А что касается слов Порфирия: "Они сказываются в [ответ на вопрос] не о том, что это, но скорее о том, каково это", - то это "скорее" оказалось здесь вот почему. По мнению Аристотеля отличительные признаки должны быть отнесены [к разряду тех сказуемых], которые сказываются о субстанции. Но то, что сказывается о субстанции, показывает не какова есть вещь, о которой оно сказывается, но что она есть. Из этого вытекает с очевидностью, что отличительный признак сказывается не в [ответ на вопрос] о том, каково это, а скорее о том, что это. [Это видимое противоречие] разрешается таким образом: отличительному признаку свойственно указывать на субстанцию так, что определяется качество этой субстанции, то есть он обозначает субстанциональное качество. А потому Порфирий и вставляет слово "скорее", которым как бы хочет сказать: "он, конечно, обозначает субстанцию и сказывается, по всей видимости, в [ответ на вопрос] "что это?" - но все же скорее [о том, какова вещь]; это будет ближе к истине, ибо он хотя и показывает субстанцию, однако сказывается о том, какова [она]".

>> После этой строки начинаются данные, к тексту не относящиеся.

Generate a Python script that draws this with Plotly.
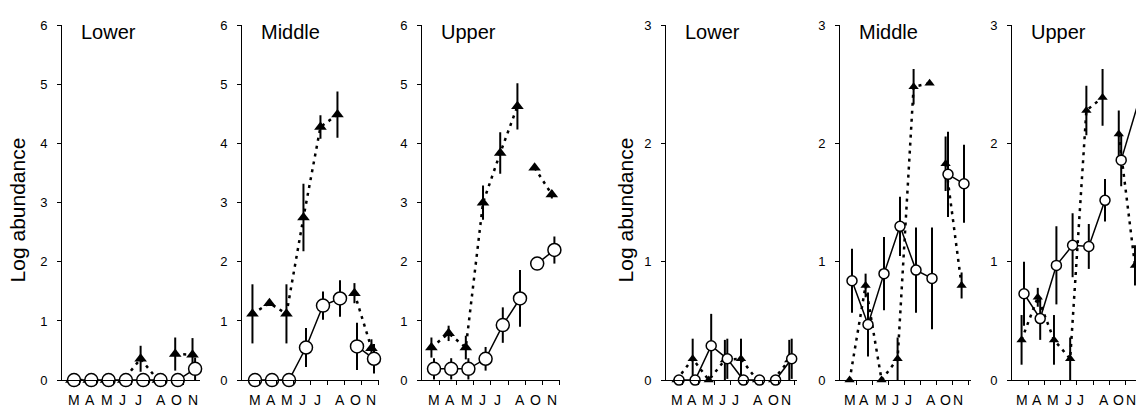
import plotly.graph_objects as go

# ---- data -----------------------------------------------------------------
months = ["M", "A", "M", "J", "J", "A", "O", "N"]
zones = ["Lower", "Middle", "Upper"]

# left group (scale 0-6)
lower_a_circ = [0, 0, 0, 0, 0, 0, 0, 0.19]
lower_a_circ_err = [0, 0, 0, 0, 0, 0, 0, 0.19]
lower_a_tri = [0, 0, 0, 0, 0.36, 0, 0.44, 0.43]
lower_a_tri_err = [0, 0, 0, 0, 0.22, 0, 0.28, 0.28]

middle_a_circ = [0, 0, 0, 0.55, 1.26, 1.38, 0.57, 0.36]
middle_a_circ_err = [0, 0, 0, 0.33, 0.24, 0.31, 0.40, 0.25]
middle_a_tri = [1.12, 1.30, 1.12, 2.75, 4.28, 4.49, 1.47, 0.54]
middle_a_tri_err = [0.50, 0, 0.50, 0.57, 0.20, 0.39, 0.17, 0.15]

upper_a_circ = [0.19, 0.19, 0.19, 0.36, 0.93, 1.38, 1.97, 2.20]
upper_a_circ_err = [0.18, 0.18, 0.18, 0.20, 0.30, 0.48, 0.10, 0.23]
upper_a_tri = [0.55, 0.79, 0.55, 3.00, 3.84, 4.63, 3.59, 3.14]
upper_a_tri_err = [0.17, 0.13, 0.20, 0.29, 0.35, 0.39, 0, 0.07]

# right group (scale 0-3)
lower_b_circ = [0, 0, 0.29, 0.18, 0, 0, 0, 0.18]
lower_b_circ_err = [0, 0, 0.27, 0.17, 0, 0, 0, 0.17]
lower_b_tri = [0, 0.18, 0, 0.17, 0.18, 0, 0, 0.17]
lower_b_tri_err = [0, 0.17, 0, 0.17, 0.17, 0, 0, 0.17]

middle_b_circ = [0.84, 0.47, 0.90, 1.30, 0.93, 0.86, 1.74, 1.66]
middle_b_circ_err = [0.27, 0.27, 0.31, 0.25, 0.36, 0.43, 0.36, 0.33]
middle_b_tri = [0, 0.80, 0, 0.18, 2.48, 2.51, 1.83, 0.80]
middle_b_tri_err = [0, 0.10, 0, 0.18, 0.15, 0, 0.23, 0.11]

upper_b_circ = [0.73, 0.52, 0.97, 1.14, 1.13, 1.52, 1.86, 2.32]
upper_b_circ_err = [0.27, 0.18, 0.33, 0.27, 0.19, 0.18, 0.22, 0.28]
upper_b_tri = [0.34, 0.70, 0.34, 0.18, 2.28, 2.39, 2.08, 0.97]
upper_b_tri_err = [0.21, 0.08, 0.21, 0.18, 0.21, 0.24, 0.20, 0.17]

# ---- layout geometry (pixels) ----------------------------------------------
W, H = 1136, 417
Y_TOP, Y_BOT = 19, 387
FONT = "Arial, Liberation Sans, sans-serif"

# (axis left px, first point px, px per month, axis right px, y max)
panels = [
    dict(name=zones[0], ax=62, x0=74, dx=17.3, end=200, ymax=6, big=True,
         circ=lower_a_circ, ce=lower_a_circ_err, tri=lower_a_tri, te=lower_a_tri_err),
    dict(name=zones[1], ax=242, x0=255, dx=17.0, end=379, ymax=6, big=True,
         circ=middle_a_circ, ce=middle_a_circ_err, tri=middle_a_tri, te=middle_a_tri_err),
    dict(name=zones[2], ax=422, x0=434, dx=17.2, end=560, ymax=6, big=True,
         circ=upper_a_circ, ce=upper_a_circ_err, tri=upper_a_tri, te=upper_a_tri_err),
    dict(name=zones[0], ax=666, x0=679, dx=16.1, end=797, ymax=3, big=False,
         circ=lower_b_circ, ce=lower_b_circ_err, tri=lower_b_tri, te=lower_b_tri_err),
    dict(name=zones[1], ax=840, x0=852, dx=16.0, end=971, ymax=3, big=False,
         circ=middle_b_circ, ce=middle_b_circ_err, tri=middle_b_tri, te=middle_b_tri_err),
    dict(name=zones[2], ax=1012, x0=1024, dx=16.2, end=1136, ymax=3, big=False,
         circ=upper_b_circ, ce=upper_b_circ_err, tri=upper_b_tri, te=upper_b_tri_err),
]

# month label offsets (in month units) for the two panel sizes
label_pos_big = [0, 0.95, 1.9, 2.8, 3.7, 5.0, 5.9, 6.85]
label_pos_small = [-0.15, 0.78, 1.8, 2.73, 3.5, 4.93, 5.85, 6.62]

TRI_SHIFT = -0.15          # triangles sit slightly left of the circles
SEGMENTS = [(0, 6), (6, 8)]  # no sampling in September -> line break

fig = go.Figure()
annotations = []


def px_to_paper_x(p):
    return p / W


def px_to_paper_y(p):
    return 1 - p / H


for k, p in enumerate(panels, start=1):
    xa = "x" if k == 1 else f"x{k}"
    ya = "y" if k == 1 else f"y{k}"
    xr = [(p["ax"] - p["x0"]) / p["dx"], (p["end"] - p["x0"]) / p["dx"]]
    msize_c = 13 if p["big"] else 10
    msize_t = 11 if p["big"] else 9

    for series, err, is_tri in ((p["tri"], p["te"], True), (p["circ"], p["ce"], False)):
        for a, b in SEGMENTS:
            xs = [i + (TRI_SHIFT if is_tri else 0) for i in range(a, b)]
            ys = series[a:b]
            e_up = err[a:b]
            e_dn = [min(e, v) for e, v in zip(e_up, ys)]
            fig.add_trace(go.Scatter(
                x=xs, y=ys, xaxis=xa, yaxis=ya, mode="lines+markers",
                cliponaxis=False, showlegend=False, hoverinfo="skip",
                line=dict(color="black", width=2.5 if is_tri else 1.5,
                          dash="3px,5px" if is_tri else "solid"),
                marker=dict(symbol="triangle-up" if is_tri else "circle",
                            size=msize_t if is_tri else msize_c,
                            color="black" if is_tri else "white",
                            line=dict(color="black", width=0 if is_tri else 1.5)),
                error_y=dict(type="data", symmetric=False, array=e_up,
                             arrayminus=e_dn, color="black", thickness=2, width=0),
            ))

    axis_key = "xaxis" if k == 1 else f"xaxis{k}"
    yaxis_key = "yaxis" if k == 1 else f"yaxis{k}"
    fig.update_layout(**{
        axis_key: dict(
            domain=[px_to_paper_x(p["ax"]), px_to_paper_x(p["end"])],
            range=xr, anchor=ya, showgrid=False, zeroline=False,
            showline=True, linecolor="black", linewidth=1,
            ticks="outside", ticklen=4, tickcolor="black", tickwidth=1,
            tickvals=[xr[0] + j for j in range(1, 9)], showticklabels=False,
            fixedrange=True,
        ),
        yaxis_key: dict(
            domain=[px_to_paper_y(Y_BOT), px_to_paper_y(Y_TOP)],
            range=[0, p["ymax"]], anchor=xa, showgrid=False, zeroline=False,
            showline=True, linecolor="black", linewidth=1,
            ticks="outside", ticklen=4, tickcolor="black", tickwidth=1,
            tickvals=list(range(0, p["ymax"] + 1)),
            tickfont=dict(family=FONT, size=13, color="black"),
            ticklabelstandoff=7, fixedrange=True,
        ),
    })

    # panel title
    annotations.append(dict(
        text=p["name"], xref="paper", yref="paper",
        x=px_to_paper_x(p["ax"] + 17), y=px_to_paper_y(26),
        xanchor="left", yanchor="middle", showarrow=False,
        font=dict(family=FONT, size=20, color="black"),
    ))

    # month labels under the axis
    lp = label_pos_big if p["big"] else label_pos_small
    for m, pos in zip(months, lp):
        annotations.append(dict(
            text=m, xref=xa, yref="paper", x=pos, y=px_to_paper_y(408),
            xanchor="center", yanchor="middle", showarrow=False,
            font=dict(family=FONT, size=14, color="black"),
        ))

# y-axis titles for both groups
for xc in (17, 625):
    annotations.append(dict(
        text="Log abundance", xref="paper", yref="paper",
        x=px_to_paper_x(xc), y=px_to_paper_y(211), textangle=-90,
        xanchor="center", yanchor="middle", showarrow=False,
        font=dict(family=FONT, size=21, color="black"),
    ))

fig.update_layout(
    width=W, height=H, autosize=False,
    margin=dict(l=0, r=0, t=0, b=0),
    paper_bgcolor="white", plot_bgcolor="white",
    annotations=annotations,
)

fig.write_html("out.html", config={"displayModeBar": False})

"То обстоятельство, что род сказывается о многих [вещах], отличает его от тех [сказумых], что сказываются только о чем-то одном, как индивидуальные [наименования]; [то, что он сказывается] о различных по виду [вещах], отделяет его от таких сказуемых, как виды или собственные признаки; а то, что он сказывается в [ответ на вопрос] "что это?" - отличает его от отличительных и общих привходящих признаков, ибо и те, и другие сказываются не в [ответ на вопрос] "что это?", но о том, каково это или в каком состоянии находится".